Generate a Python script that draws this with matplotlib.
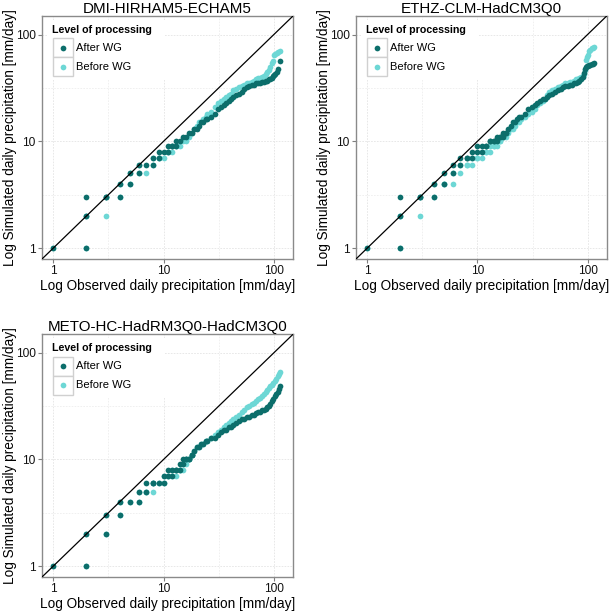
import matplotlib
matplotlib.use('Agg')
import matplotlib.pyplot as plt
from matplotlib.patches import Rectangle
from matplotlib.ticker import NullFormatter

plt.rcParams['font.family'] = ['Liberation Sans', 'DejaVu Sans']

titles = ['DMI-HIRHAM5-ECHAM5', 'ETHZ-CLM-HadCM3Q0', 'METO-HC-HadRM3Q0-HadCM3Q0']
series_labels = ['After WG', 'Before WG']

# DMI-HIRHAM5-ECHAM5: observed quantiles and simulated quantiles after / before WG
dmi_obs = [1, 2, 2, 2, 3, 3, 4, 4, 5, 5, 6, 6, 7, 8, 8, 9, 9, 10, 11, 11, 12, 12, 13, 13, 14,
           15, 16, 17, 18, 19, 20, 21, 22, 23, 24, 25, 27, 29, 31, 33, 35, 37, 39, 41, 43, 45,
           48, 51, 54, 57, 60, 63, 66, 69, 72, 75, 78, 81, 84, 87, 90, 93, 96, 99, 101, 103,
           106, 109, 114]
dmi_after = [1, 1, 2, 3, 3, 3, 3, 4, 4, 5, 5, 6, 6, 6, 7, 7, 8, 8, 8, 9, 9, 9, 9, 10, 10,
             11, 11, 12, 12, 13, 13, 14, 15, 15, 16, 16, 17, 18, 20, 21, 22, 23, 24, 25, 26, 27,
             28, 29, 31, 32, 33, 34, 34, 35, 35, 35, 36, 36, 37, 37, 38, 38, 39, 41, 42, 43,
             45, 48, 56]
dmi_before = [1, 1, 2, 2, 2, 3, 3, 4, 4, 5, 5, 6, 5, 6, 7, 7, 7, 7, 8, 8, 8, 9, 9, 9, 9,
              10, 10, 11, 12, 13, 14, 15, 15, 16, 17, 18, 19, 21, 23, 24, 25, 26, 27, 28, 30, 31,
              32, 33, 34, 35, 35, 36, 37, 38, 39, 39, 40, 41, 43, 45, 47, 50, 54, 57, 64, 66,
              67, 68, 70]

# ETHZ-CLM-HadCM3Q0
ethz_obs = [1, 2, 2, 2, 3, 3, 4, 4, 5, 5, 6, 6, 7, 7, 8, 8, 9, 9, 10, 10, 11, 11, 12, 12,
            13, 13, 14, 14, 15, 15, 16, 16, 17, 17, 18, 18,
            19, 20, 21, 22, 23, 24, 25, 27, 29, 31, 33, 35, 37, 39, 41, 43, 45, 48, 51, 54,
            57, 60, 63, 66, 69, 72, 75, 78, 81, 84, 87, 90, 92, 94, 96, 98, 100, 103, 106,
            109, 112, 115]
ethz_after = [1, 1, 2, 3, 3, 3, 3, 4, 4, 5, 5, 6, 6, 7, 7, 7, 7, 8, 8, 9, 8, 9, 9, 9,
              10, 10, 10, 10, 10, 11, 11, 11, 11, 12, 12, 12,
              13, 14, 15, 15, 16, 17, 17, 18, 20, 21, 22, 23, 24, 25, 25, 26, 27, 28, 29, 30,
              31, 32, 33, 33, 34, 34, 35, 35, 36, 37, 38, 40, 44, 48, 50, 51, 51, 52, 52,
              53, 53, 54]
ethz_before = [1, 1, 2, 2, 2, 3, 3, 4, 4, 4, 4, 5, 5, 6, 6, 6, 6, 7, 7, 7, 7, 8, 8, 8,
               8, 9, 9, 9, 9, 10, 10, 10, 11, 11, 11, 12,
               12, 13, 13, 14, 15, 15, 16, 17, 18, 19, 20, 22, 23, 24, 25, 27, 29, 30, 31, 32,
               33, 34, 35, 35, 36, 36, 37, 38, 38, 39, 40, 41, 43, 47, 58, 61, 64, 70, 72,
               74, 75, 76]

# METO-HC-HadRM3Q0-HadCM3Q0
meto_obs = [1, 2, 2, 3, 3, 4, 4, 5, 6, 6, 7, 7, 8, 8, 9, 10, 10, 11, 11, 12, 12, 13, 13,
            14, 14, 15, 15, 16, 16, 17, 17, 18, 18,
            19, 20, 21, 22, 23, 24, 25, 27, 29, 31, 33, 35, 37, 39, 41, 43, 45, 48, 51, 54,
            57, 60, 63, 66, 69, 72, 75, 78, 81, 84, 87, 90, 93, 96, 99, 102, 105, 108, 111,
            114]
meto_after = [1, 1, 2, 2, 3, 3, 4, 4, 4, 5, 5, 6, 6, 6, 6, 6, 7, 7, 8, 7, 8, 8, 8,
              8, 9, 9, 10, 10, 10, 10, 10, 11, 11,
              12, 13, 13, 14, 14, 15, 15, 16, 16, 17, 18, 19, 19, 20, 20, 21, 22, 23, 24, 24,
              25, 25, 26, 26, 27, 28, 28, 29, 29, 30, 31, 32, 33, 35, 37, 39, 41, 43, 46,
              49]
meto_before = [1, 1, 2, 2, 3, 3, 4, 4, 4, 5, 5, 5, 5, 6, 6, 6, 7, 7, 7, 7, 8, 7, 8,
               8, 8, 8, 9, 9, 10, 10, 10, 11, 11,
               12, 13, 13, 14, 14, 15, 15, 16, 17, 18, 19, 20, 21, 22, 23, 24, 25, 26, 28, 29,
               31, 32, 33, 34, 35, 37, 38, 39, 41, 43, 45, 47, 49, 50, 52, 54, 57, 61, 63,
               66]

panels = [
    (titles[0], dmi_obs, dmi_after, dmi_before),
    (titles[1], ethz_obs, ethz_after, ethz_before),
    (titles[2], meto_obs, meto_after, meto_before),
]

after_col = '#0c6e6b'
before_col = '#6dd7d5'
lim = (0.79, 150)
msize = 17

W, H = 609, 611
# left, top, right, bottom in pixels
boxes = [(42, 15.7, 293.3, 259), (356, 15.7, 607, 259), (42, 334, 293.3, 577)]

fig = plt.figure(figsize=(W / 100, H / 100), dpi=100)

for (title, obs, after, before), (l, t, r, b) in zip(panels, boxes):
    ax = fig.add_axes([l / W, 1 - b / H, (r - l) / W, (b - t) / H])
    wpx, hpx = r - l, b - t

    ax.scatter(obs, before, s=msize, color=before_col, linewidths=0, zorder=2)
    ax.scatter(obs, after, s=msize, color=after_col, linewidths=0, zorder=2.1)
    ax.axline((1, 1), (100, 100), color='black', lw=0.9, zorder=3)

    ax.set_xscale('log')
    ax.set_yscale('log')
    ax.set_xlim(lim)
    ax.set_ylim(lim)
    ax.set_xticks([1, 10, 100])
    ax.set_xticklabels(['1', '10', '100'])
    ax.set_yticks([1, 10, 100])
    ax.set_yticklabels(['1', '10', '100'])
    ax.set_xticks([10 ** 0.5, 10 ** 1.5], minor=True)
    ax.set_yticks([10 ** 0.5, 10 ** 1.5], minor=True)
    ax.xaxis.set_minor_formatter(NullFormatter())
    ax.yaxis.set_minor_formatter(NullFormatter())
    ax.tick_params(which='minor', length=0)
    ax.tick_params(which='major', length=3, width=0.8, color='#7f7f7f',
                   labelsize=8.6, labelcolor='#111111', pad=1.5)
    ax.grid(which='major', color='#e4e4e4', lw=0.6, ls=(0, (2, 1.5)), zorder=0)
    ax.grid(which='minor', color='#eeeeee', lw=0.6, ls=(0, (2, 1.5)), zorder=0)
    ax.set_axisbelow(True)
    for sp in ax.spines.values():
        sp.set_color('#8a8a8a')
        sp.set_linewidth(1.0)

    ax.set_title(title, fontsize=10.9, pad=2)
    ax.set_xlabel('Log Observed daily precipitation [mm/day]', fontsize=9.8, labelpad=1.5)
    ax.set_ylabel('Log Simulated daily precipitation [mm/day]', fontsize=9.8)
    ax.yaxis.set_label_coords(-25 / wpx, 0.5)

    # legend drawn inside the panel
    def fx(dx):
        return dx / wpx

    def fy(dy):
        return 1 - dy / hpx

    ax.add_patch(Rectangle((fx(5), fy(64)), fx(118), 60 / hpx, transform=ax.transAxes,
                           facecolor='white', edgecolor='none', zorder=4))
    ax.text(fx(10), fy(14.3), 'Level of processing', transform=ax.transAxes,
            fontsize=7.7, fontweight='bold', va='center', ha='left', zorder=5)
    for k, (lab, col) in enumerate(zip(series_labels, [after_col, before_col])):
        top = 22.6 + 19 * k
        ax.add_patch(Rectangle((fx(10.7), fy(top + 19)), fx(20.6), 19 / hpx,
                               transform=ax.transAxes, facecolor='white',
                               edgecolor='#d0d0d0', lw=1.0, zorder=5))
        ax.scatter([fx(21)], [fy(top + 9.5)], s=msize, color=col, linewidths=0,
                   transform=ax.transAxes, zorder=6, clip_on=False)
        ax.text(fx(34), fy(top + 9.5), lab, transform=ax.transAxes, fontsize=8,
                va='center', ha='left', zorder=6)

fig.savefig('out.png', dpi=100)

■ **Task instructions**:
Repeat the listing above up to and including the line with "series_labels = ['After WG', 'Before WG']", starting from its first line. Drop any pictures.

■ **Exercise answer**:
Generate a Python script that draws this with matplotlib.
import matplotlib
matplotlib.use('Agg')
import matplotlib.pyplot as plt
from matplotlib.patches import Rectangle
from matplotlib.ticker import NullFormatter

plt.rcParams['font.family'] = ['Liberation Sans', 'DejaVu Sans']

titles = ['DMI-HIRHAM5-ECHAM5', 'ETHZ-CLM-HadCM3Q0', 'METO-HC-HadRM3Q0-HadCM3Q0']
series_labels = ['After WG', 'Before WG']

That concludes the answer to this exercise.